Mexico City mayor refuses to veto gay marriage legislation
The mayor of Mexico City has refused to veto the bill introducing gay marriage, the Informador reported.
The law, which was approved on 21 December, has suffered consistent criticism, with opponents urging Mayor Marcelo Ebrard of the progressive Democratic Revolution Party (PRD) to exercise his mayoral right to veto. The Roman Catholic archbishop of Mexico, Cardinal Noberto Rivera Carrera, deemed the bill “immoral” and “reprehensible.”
Ebrard, however, has refused to overturn the new rules, which include specific rights for gays to adopt and are scheduled to take effect in March.

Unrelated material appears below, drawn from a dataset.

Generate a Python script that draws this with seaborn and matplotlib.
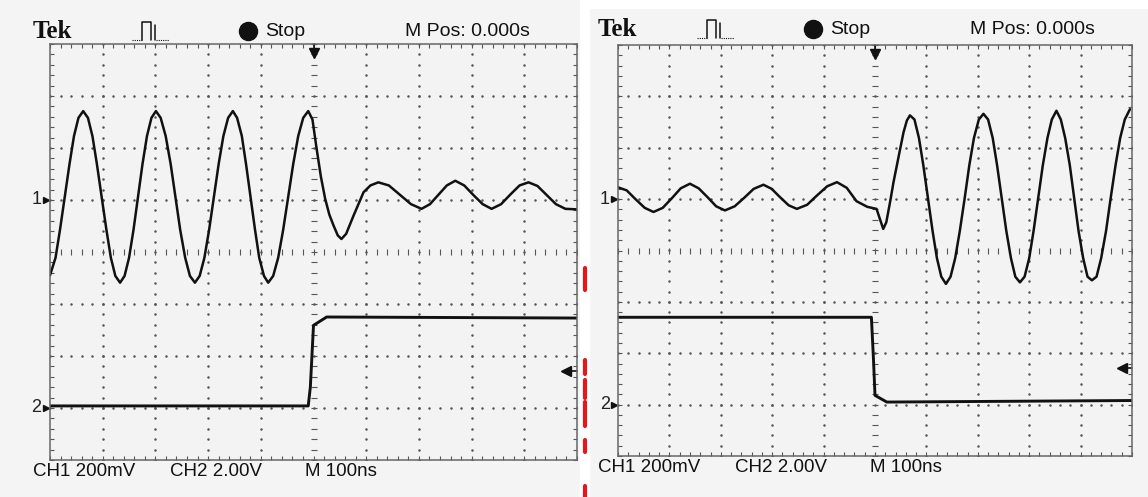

Alejandro Rojas, the city’s tourism secretary said: “Mexico City will become a center, where people from all over the world will be able to come and have their wedding, and then spend their honeymoon here”.
Earlier this week in South America, Argentina saw its first ever marriage of two men who had received a special support from state officials, though Mexico City will be the first capital city on the continent to enact laws allowing gay marriage.
Members of the conservative National Action Party (PAN) say they will take an appeal to Mexico’s Supreme Court.
“We will continue a fierce and persistent battle, and if necessary we will do it before the Supreme Court to safeguard the institutions and values of society such as family and marriage, which is the union between a man and a woman,” they said in a statement made on Tuesday.